:: Requirements ::
Exactly retype the lines from the top of the data through the line containing "Chart.register(...registerables);", leaving out every picture.

Entries taken from a collection
################

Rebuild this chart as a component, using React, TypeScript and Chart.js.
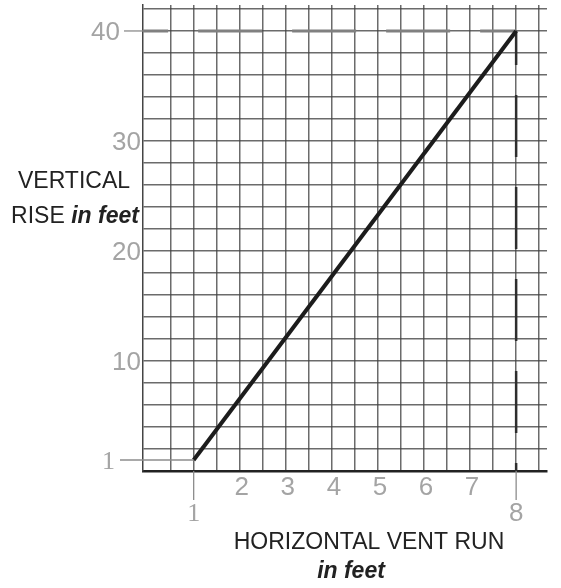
import React, { useEffect, useRef } from 'react';
import { Chart, registerables } from 'chart.js';

Chart.register(...registerables);

// Data
const runFeet = [1, 8];
const riseFeet = [1, 40];
const xTickLabels = [1, 2, 3, 4, 5, 6, 7, 8];
const xTickLabelsLow = [1, 8];
const yTickLabels = [1, 10, 20, 30, 40];
const xMin = -0.1;
const xMax = 8.67;
const yMin = 0;
const yMax = 42.36;
const xGridStep = 0.5;
const yGridStep = 2;

const W = 561;
const H = 588;

function gridValues(from: number, to: number, step: number) {
  const out: { value: number }[] = [];
  for (let v = from; v <= to + 1e-9; v += step) out.push({ value: Math.round(v * 1000) / 1000 });
  return out;
}

const SANS = '"Liberation Sans", Arial, sans-serif';

function drawMixed(c: CanvasRenderingContext2D, parts: { t: string; f: string }[], cx: number, baseline: number) {
  let total = 0;
  for (const p of parts) {
    c.font = p.f;
    total += c.measureText(p.t).width;
  }
  let x = cx - total / 2;
  c.textAlign = 'left';
  c.textBaseline = 'alphabetic';
  for (const p of parts) {
    c.font = p.f;
    c.fillText(p.t, x, baseline);
    x += c.measureText(p.t).width;
  }
}

export default function App() {
  const ref = useRef<HTMLCanvasElement>(null);

  useEffect(() => {
    const canvas = ref.current;
    if (!canvas) return;

    const labelsPlugin = {
      id: 'customLabels',
      afterDraw(chart: any) {
        const c: CanvasRenderingContext2D = chart.ctx;
        const xs = chart.scales.x;
        const ys = chart.scales.y;
        const area = chart.chartArea;
        const digitFont = `26px ${SANS}`;
        const oneFont = '26px "Liberation Serif", "Times New Roman", serif';
        c.save();
        c.fillStyle = '#a4a4a4';
        c.strokeStyle = '#8c8c8c';
        c.lineWidth = 1.3;
        c.textBaseline = 'alphabetic';

        // x tick labels
        for (const v of xTickLabels) {
          const px = xs.getPixelForValue(v);
          const low = xTickLabelsLow.includes(v);
          c.font = v === 1 ? oneFont : digitFont;
          c.textAlign = 'center';
          if (low) {
            c.beginPath();
            c.moveTo(px, area.bottom);
            c.lineTo(px, area.bottom + 29);
            c.stroke();
            c.fillText(String(v), px, area.bottom + 50);
          } else {
            c.fillText(String(v), px + 2, area.bottom + 24);
          }
        }

        // y tick labels
        for (const v of yTickLabels) {
          const py = ys.getPixelForValue(v);
          c.textAlign = 'right';
          if (v === riseFeet[1]) {
            c.font = digitFont;
            c.beginPath();
            c.moveTo(area.left - 19, py);
            c.lineTo(area.left, py);
            c.stroke();
            c.fillText(String(v), area.left - 23, py + 9.5);
          } else if (v === 1) {
            c.font = oneFont;
            c.beginPath();
            c.moveTo(area.left - 23, py);
            c.lineTo(xs.getPixelForValue(runFeet[0]), py);
            c.stroke();
            c.fillText(String(v), area.left - 28, py + 9.5);
          } else {
            c.font = digitFont;
            c.fillText(String(v), area.left - 2, py + 9.5);
          }
        }

        // axis titles
        c.fillStyle = '#222222';
        const norm = `23px ${SANS}`;
        const bi = `italic bold 23px ${SANS}`;
        drawMixed(c, [{ t: 'VERTICAL', f: norm }], 74, 188);
        drawMixed(c, [{ t: 'RISE ', f: norm }, { t: 'in feet', f: bi }], 75, 223);
        drawMixed(c, [{ t: 'HORIZONTAL VENT RUN', f: norm }], 369, 549);
        drawMixed(c, [{ t: 'in feet', f: bi }], 351, 578);
        c.restore();
      },
    };

    const chart = new Chart(canvas, {
      type: 'scatter',
      data: {
        datasets: [
          {
            data: runFeet.map((x, i) => ({ x, y: riseFeet[i] })),
            showLine: true,
            borderColor: '#1c1c1c',
            borderWidth: 4,
            pointRadius: 0,
            order: 0,
          },
          {
            data: [
              { x: runFeet[1], y: riseFeet[1] },
              { x: xMin, y: riseFeet[1] },
            ],
            showLine: true,
            borderColor: '#808080',
            borderWidth: 3,
            borderDash: [64, 30],
            borderDashOffset: 28,
            pointRadius: 0,
            order: 1,
          },
          {
            data: [
              { x: runFeet[1], y: riseFeet[1] },
              { x: runFeet[1], y: yMin },
            ],
            showLine: true,
            borderColor: '#2e2e2e',
            borderWidth: 2.5,
            borderDash: [62, 30],
            borderDashOffset: 28,
            pointRadius: 0,
            order: 1,
          },
        ],
      },
      options: {
        animation: false,
        responsive: false,
        events: [],
        layout: { padding: { left: 143, top: 5, right: 14, bottom: 117 } },
        plugins: { legend: { display: false }, tooltip: { enabled: false } },
        scales: {
          x: {
            type: 'linear',
            min: xMin,
            max: xMax,
            afterBuildTicks: (s: any) => {
              s.ticks = gridValues(xGridStep, 8.5, xGridStep);
            },
            ticks: { display: false },
            grid: { color: 'rgba(65,65,65,0.78)', lineWidth: 1.5, drawTicks: false },
            border: { color: '#222222', width: 2.5 },
          },
          y: {
            type: 'linear',
            min: yMin,
            max: yMax,
            afterBuildTicks: (s: any) => {
              s.ticks = gridValues(yMin, 42, yGridStep);
            },
            ticks: { display: false },
            grid: { color: 'rgba(65,65,65,0.78)', lineWidth: 1.5, drawTicks: false },
            border: { color: '#444444', width: 1.5 },
          },
        },
      },
      plugins: [labelsPlugin],
    } as any);

    return () => chart.destroy();
  }, []);

  return (
    <div style={{ position: 'absolute', left: 0, top: 0, width: W, height: H, background: '#fff' }}>
      <canvas ref={ref} width={W} height={H} style={{ display: 'block', width: W, height: H }} />
    </div>
  );
}
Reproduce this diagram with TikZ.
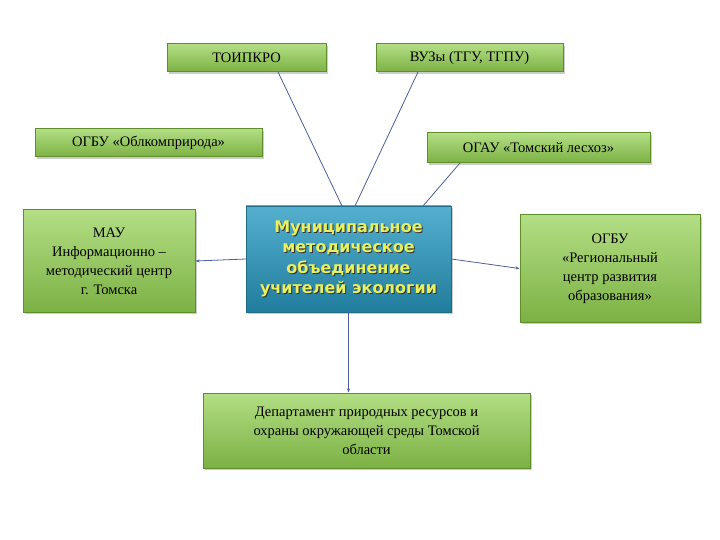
\documentclass[tikz,border=0pt]{standalone}
\usepackage{fontspec}
\setmainfont{Liberation Serif}
\newfontfamily\ctrfont{DejaVu Sans}
\usetikzlibrary{shadows,arrows.meta}
\definecolor{boxg}{HTML}{92D050}
\definecolor{boxd}{HTML}{5E8F2A}
\definecolor{ctrb}{HTML}{2A9CC4}
\definecolor{lineb}{HTML}{4A5F9A}
\definecolor{ytxt}{HTML}{E8F060}
\tikzset{
 gbox/.style={draw=boxd, line width=1pt, top color=boxg!70!white, bottom color=boxg!85!black, drop shadow={opacity=0.4, shadow xshift=2pt, shadow yshift=-2pt}, align=center, font=\fontsize{14.5}{19}\selectfont, inner sep=0pt},
 cbox/.style={draw=ctrb!70!black, top color=ctrb!80!white, bottom color=ctrb!80!black, drop shadow={opacity=0.4}, inner sep=0pt},
 conn/.style={draw=lineb, line width=0.8pt},
 arr/.style={conn, -{Stealth[length=4pt,width=3pt]}}
}
\begin{document}
\begin{tikzpicture}[x=1pt,y=-1pt]
\useasboundingbox (0,0) rectangle (720,540);
\node[gbox, minimum width=159pt, minimum height=28pt] (toi) at (246.5,58) {ТОИПКРО};
\node[gbox, minimum width=187pt, minimum height=28pt] (vuz) at (469.5,58) {ВУЗы (ТГУ, ТГПУ)};
\node[gbox, minimum width=227pt, minimum height=28pt] (obl) at (148.5,143) {ОГБУ «Облкомприрода»};
\node[gbox, minimum width=223pt, minimum height=30pt] (ogau) at (538.5,148) {ОГАУ «Томский лесхоз»};
\node[gbox, minimum width=172pt, minimum height=102pt] (mau) at (109,261) {МАУ\\Информационно –\\методический центр\\г. Томска};
\node[gbox, minimum width=180pt, minimum height=107pt] (ogbu) at (610,268.5) {ОГБУ\\«Региональный\\центр развития\\образования»};
\node[gbox, minimum width=327pt, minimum height=75pt] (dep) at (366.5,430.5) {Департамент природных ресурсов и\\охраны окружающей среды Томской\\области};
\node[cbox, minimum width=205pt, minimum height=106pt] (ctr) at (348.5,259) {};
\node[align=center, font=\ctrfont\bfseries\fontsize{16}{20.5}\selectfont, text=black!80, inner sep=0pt] (ctrsh) at (349.5,260) {Муниципальное\\методическое\\объединение\\учителей экологии};
\node[align=center, font=\ctrfont\bfseries\fontsize{16}{20.5}\selectfont, text=ytxt, inner sep=0pt] (ctrt) at (348.5,259) {Муниципальное\\методическое\\объединение\\учителей экологии};
\coordinate (t1) at (278,72);
\coordinate (v1) at (418,72);
\coordinate (o1) at (460,163);
\coordinate (c1) at (342,206);
\coordinate (c2) at (355,206);
\coordinate (c3) at (423,206);
\draw[conn] (t1) -- (c1);
\draw[conn] (v1) -- (c2);
\draw[conn] (o1) -- (c3);
\draw[arr] (ctr.west) -- (mau.east);
\draw[arr] (ctr.east) -- (ogbu.west);
\draw[arr] (ctr.south) -- (dep.north -| ctr.south);
\end{tikzpicture}
\end{document}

################

:: Result for this task ::
Rebuild this chart as a component, using React, TypeScript and Chart.js.
import React, { useEffect, useRef } from 'react';
import { Chart, registerables } from 'chart.js';

Chart.register(...registerables);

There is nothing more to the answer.